▶ Work to do:
Return, without pictures, the lines from the start of the data through the one that contains "const yTicks = [80, 85, 90, 95, 100];".

▶ Supplied material:
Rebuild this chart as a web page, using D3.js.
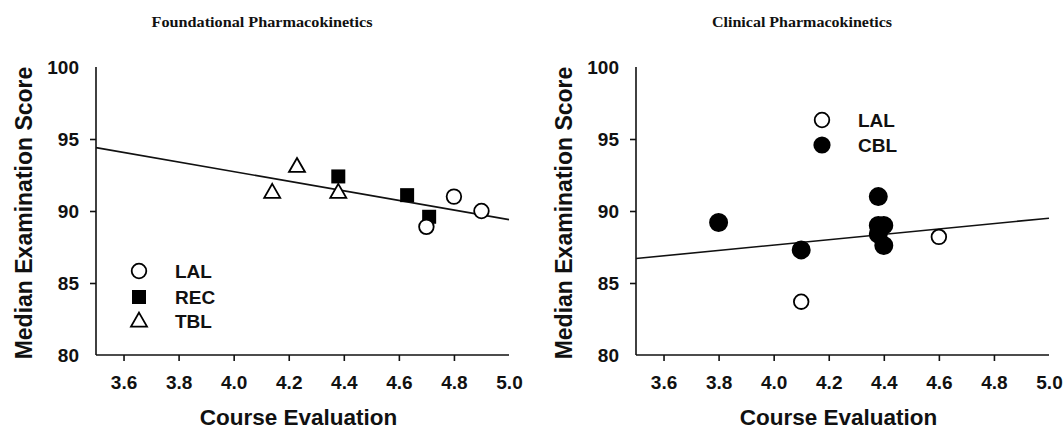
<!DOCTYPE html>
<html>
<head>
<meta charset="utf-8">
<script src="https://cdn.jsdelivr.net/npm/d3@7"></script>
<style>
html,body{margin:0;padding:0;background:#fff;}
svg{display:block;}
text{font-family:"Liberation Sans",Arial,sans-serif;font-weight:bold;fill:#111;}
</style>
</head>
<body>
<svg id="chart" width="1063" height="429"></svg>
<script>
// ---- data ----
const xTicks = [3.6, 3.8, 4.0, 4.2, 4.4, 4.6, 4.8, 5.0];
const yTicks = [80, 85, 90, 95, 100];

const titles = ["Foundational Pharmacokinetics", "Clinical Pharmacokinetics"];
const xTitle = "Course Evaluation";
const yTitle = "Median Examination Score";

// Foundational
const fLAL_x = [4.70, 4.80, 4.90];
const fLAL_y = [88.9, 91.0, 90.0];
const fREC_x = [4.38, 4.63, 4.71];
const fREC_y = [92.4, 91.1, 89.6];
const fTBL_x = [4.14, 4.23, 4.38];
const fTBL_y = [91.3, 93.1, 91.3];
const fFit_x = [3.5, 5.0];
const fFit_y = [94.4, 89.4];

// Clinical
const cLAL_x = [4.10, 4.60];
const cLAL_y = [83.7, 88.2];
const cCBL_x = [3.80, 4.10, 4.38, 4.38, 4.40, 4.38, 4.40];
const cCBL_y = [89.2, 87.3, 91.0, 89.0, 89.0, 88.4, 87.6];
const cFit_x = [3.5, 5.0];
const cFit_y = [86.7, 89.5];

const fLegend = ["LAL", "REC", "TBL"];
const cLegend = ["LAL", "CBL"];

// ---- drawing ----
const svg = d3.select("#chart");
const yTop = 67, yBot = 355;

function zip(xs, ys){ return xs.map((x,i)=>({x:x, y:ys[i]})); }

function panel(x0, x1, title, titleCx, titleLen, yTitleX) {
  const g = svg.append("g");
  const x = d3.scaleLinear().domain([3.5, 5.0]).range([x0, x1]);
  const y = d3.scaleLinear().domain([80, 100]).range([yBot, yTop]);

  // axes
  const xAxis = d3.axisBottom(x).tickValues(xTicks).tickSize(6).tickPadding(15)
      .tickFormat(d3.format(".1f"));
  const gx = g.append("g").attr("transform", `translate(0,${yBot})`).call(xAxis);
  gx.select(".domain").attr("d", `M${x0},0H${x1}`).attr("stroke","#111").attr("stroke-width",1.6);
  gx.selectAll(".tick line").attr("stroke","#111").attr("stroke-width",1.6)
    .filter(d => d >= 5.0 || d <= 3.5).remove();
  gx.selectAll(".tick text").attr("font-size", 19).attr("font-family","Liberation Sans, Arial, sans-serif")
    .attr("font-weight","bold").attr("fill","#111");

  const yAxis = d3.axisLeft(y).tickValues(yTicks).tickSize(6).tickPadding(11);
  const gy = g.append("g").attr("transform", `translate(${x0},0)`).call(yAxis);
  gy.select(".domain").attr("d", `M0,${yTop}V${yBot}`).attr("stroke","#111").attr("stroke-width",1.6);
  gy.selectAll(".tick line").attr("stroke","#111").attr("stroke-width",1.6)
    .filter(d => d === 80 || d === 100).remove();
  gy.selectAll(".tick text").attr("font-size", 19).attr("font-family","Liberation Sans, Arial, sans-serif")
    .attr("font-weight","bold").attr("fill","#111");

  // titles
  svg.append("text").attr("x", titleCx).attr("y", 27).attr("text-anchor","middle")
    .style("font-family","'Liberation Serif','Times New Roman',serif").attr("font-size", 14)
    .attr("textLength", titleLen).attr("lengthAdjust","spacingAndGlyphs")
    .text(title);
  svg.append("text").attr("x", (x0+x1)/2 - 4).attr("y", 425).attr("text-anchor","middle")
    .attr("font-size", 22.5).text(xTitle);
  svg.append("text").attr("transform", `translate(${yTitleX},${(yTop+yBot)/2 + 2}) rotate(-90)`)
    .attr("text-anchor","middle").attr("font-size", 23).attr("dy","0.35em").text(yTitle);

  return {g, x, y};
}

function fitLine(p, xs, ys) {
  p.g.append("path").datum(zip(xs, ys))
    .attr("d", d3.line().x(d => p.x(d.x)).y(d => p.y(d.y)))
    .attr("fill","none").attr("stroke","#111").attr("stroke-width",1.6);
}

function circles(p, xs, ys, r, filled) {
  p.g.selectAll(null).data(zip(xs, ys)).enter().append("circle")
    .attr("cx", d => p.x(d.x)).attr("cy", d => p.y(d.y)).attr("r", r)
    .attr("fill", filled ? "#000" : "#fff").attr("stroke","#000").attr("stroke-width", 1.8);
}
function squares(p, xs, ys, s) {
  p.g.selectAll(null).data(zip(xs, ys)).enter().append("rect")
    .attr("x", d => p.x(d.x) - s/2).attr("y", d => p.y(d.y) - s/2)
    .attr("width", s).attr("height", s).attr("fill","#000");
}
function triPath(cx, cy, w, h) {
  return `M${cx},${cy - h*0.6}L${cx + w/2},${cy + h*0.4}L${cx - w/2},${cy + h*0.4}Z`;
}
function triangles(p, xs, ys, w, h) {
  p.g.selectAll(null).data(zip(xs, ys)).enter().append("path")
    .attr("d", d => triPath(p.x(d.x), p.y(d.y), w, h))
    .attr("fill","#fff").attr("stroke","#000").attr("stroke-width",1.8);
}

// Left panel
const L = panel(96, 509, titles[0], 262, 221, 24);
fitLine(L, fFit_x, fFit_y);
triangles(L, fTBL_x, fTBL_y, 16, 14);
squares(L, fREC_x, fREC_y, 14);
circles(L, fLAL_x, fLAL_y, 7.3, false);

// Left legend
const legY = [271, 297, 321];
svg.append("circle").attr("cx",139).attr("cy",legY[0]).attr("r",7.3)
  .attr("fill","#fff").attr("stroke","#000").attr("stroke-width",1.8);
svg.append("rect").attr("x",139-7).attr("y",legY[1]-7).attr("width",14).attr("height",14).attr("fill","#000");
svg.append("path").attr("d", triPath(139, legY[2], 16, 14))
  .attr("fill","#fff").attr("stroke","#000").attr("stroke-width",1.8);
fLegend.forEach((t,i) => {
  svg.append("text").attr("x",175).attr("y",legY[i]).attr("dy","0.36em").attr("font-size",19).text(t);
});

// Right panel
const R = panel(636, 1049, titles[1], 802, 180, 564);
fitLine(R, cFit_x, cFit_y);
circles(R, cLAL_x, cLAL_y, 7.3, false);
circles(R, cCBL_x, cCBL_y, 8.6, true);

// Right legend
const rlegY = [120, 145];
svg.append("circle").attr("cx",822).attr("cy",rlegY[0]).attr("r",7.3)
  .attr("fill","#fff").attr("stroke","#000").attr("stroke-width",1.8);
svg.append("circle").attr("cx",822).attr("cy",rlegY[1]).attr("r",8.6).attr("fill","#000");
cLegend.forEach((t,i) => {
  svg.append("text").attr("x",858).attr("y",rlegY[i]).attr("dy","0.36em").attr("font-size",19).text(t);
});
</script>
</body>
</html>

▶ Completed task:
Rebuild this chart as a web page, using D3.js.
<!DOCTYPE html>
<html>
<head>
<meta charset="utf-8">
<script src="https://cdn.jsdelivr.net/npm/d3@7"></script>
<style>
html,body{margin:0;padding:0;background:#fff;}
svg{display:block;}
text{font-family:"Liberation Sans",Arial,sans-serif;font-weight:bold;fill:#111;}
</style>
</head>
<body>
<svg id="chart" width="1063" height="429"></svg>
<script>
// ---- data ----
const xTicks = [3.6, 3.8, 4.0, 4.2, 4.4, 4.6, 4.8, 5.0];
const yTicks = [80, 85, 90, 95, 100];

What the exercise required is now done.